## Line Chart: AUROC Performance Across Generations
### Overview
The image displays a line chart comparing the performance of three different methods—LN-Entropy, Lexical Similarity, and EigenScore—measured by AUROC (Area Under the Receiver Operating Characteristic curve) as a function of the "Number of Generations." The chart illustrates how each method's performance evolves as the number of generations increases from 5 to 40.
### Components/Axes
* **Y-Axis (Vertical):** Labeled "AUROC". The scale ranges from 72 to 80, with major tick marks at intervals of 2 (72, 74, 76, 78, 80).
* **X-Axis (Horizontal):** Labeled "Number of Generations". The scale shows discrete points at 5, 10, 15, 20, 30, and 40.
* **Legend:** Positioned in the top-left corner of the chart area. It contains three entries:
1. **LN-Entropy:** Represented by a gray line with diamond markers.
2. **Lexical Similarity:** Represented by a teal (blue-green) line with circular markers.
3. **EigenScore:** Represented by an orange line with star markers.
### Detailed Analysis
The chart plots three distinct data series, each showing a different trend:
1. **EigenScore (Orange line, star markers):**
* **Trend:** Shows a clear and consistent upward trend, with the steepest increase occurring between 5 and 15 generations. The growth rate slows but remains positive after 15 generations.
* **Approximate Data Points:**
* 5 generations: ~74.5
* 10 generations: ~76.5
* 15 generations: ~77.5
* 20 generations: ~77.4
* 30 generations: ~77.6
* 40 generations: ~77.8
2. **Lexical Similarity (Teal line, circle markers):**
* **Trend:** Shows a moderate upward trend that appears to plateau after approximately 15 generations. The performance gain from 15 to 40 generations is minimal.
* **Approximate Data Points:**
* 5 generations: ~72.9
* 10 generations: ~73.8
* 15 generations: ~74.7
* 20 generations: ~74.7
* 30 generations: ~75.2
* 40 generations: ~75.2
3. **LN-Entropy (Gray line, diamond markers):**
* **Trend:** Remains relatively flat and stable across all generation counts, showing very little variation. It consistently performs the lowest of the three methods.
* **Approximate Data Points:**
* 5 generations: ~72.4
* 10 generations: ~72.7
* 15 generations: ~73.2
* 20 generations: ~73.0
* 30 generations: ~72.8
* 40 generations: ~73.0
### Key Observations
* **Performance Hierarchy:** EigenScore consistently achieves the highest AUROC across all generation counts, followed by Lexical Similarity, with LN-Entropy performing the worst.

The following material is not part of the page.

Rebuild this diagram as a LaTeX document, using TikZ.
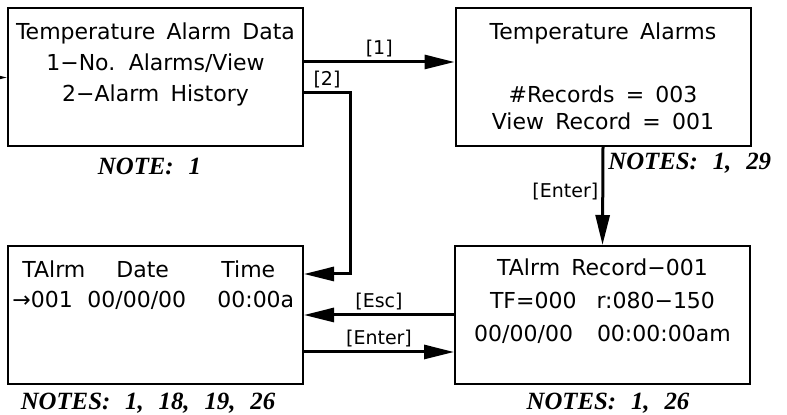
\documentclass[tikz,border=0pt]{standalone}
\usepackage{fontspec}
\setmainfont{Liberation Serif}
\newfontfamily\lcdfont[WordSpace=1.6]{DejaVu Sans}
\newfontfamily\notefont[WordSpace=2.4]{Liberation Serif}
\usetikzlibrary{arrows.meta,positioning}

\begin{document}
\begin{tikzpicture}[x=0.5pt,y=-0.5pt,
    screen/.style={draw,line width=1pt,minimum width=147.5pt,minimum height=69pt,inner sep=0pt},
    lcd/.style={font=\lcdfont\fontsize{11}{15.5}\selectfont,align=center,inner sep=0pt,anchor=north},
    key/.style={font=\lcdfont\fontsize{9.5}{10}\selectfont,inner sep=1.5pt},
    note/.style={font=\notefont\fontsize{12.4}{14}\selectfont\bfseries\itshape,inner sep=0pt},
    flow/.style={line width=1.5pt,-{Triangle[length=15pt,width=7pt]}}]
  \useasboundingbox (0,0) rectangle (787,415);
  \clip (0,0) rectangle (787,415);
  % screens
  \node[screen] (data) at (155.5,77.5) {};
  \node[screen] (count) at (603,77) {};
  \node[screen] (hist) at (155.5,315) {};
  \node[screen] (rec) at (602.5,315) {};
  % screen texts
  \node[lcd] at ([yshift=-7.6pt]data.north) {Temperature Alarm Data\\1−No. Alarms/View\\2−Alarm History};
  \node[lcd] at ([yshift=-7.6pt]count.north) {Temperature Alarms\\[16pt]\#Records = 003\\[-2pt]View Record = 001};
  \node[lcd,align=left,anchor=north west] at ([xshift=2.5pt,yshift=-7.8pt]hist.north west)
    {\makebox[52pt][l]{\hspace{5pt}TAlrm}\makebox[52.5pt][l]{Date}Time\\[-0.5pt]
     \makebox[37.5pt][l]{→001}\makebox[65pt][l]{00/00/00}00:00a};
  \node[lcd] at ([yshift=-6.8pt]rec.north) {TAlrm Record−001\\[1pt]TF=000\hspace{10pt}r:080−150\\[1pt]00/00/00\hspace{12pt}00:00:00am};
  % connectors
  \coordinate (entry) at (-30,77.5);
  \draw[flow] (entry) -- (data.west);
  \coordinate (k1) at ([yshift=7.75pt]data.east);
  \draw[flow] (k1) -- node[key,above]{[1]} (k1 -| count.west);
  \coordinate (k2) at ([yshift=-7.75pt]data.east);
  \draw[flow] (k2) -- node[key,above]{[2]} ++(23pt,0) |- ([yshift=20.5pt]hist.east);
  \draw[flow] (count.south) -- node[key,left,pos=0.45]{[Enter]} (rec.north);
  \draw[flow] (rec.west) -- node[key,above]{[Esc]} (hist.east);
  \draw[flow] ([yshift=-18.5pt]hist.east) -- node[key,above]{[Enter]} ([yshift=-18.5pt]rec.west);
  % notes
  \node[note,below=5pt of data,xshift=-3pt] (n1) {NOTE: 1};
  \node[note,anchor=north west] (n2) at ([xshift=2.5pt,yshift=-3pt]count.south) {NOTES: 1, 29};
  \node[note,below=4pt of hist,xshift=-3.75pt] (n3) {NOTES: 1, 18, 19, 26};
  \node[note,below=4pt of rec,xshift=2.75pt] (n4) {NOTES: 1, 26};
\end{tikzpicture}
\end{document}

* **Diverging Trends:** The performance gap between EigenScore and the other two methods widens as the number of generations increases. At 5 generations, the spread is about 2.1 AUROC points (74.5 vs. 72.4). By 40 generations, the spread has increased to approximately 4.8 points (77.8 vs. 73.0).
* **Plateau Points:** Lexical Similarity's performance improvement largely plateaus after 15 generations. In contrast, EigenScore continues to show modest gains up to 40 generations.
* **Stability:** LN-Entropy demonstrates high stability but low performance, with its AUROC fluctuating within a narrow band of approximately 0.8 points (72.4 to 73.2).
### Interpretation
The data suggests a significant difference in how these three methods benefit from an increased "Number of Generations."
* **EigenScore** appears to be the most effective and scalable method in this context. Its strong, sustained upward trend indicates that it successfully leverages additional generations to improve its discriminative power (as measured by AUROC). This could imply it is better at refining or exploring a solution space over iterative steps.
* **Lexical Similarity** shows initial benefit from more generations but hits a performance ceiling relatively quickly. This suggests its effectiveness is limited and does not scale well beyond a certain point (around 15 generations in this experiment).
* **LN-Entropy** shows negligible sensitivity to the number of generations. Its flat trend indicates that increasing computational effort (more generations) does not translate to better performance for this metric. It may be measuring a property that is fixed early in the process or is simply less informative for the task at hand.
**Overall Implication:** If the goal is to maximize AUROC with increased generative effort, EigenScore is the superior choice among the methods presented. The chart provides strong visual evidence that its performance advantage becomes more pronounced with greater investment in the number of generations.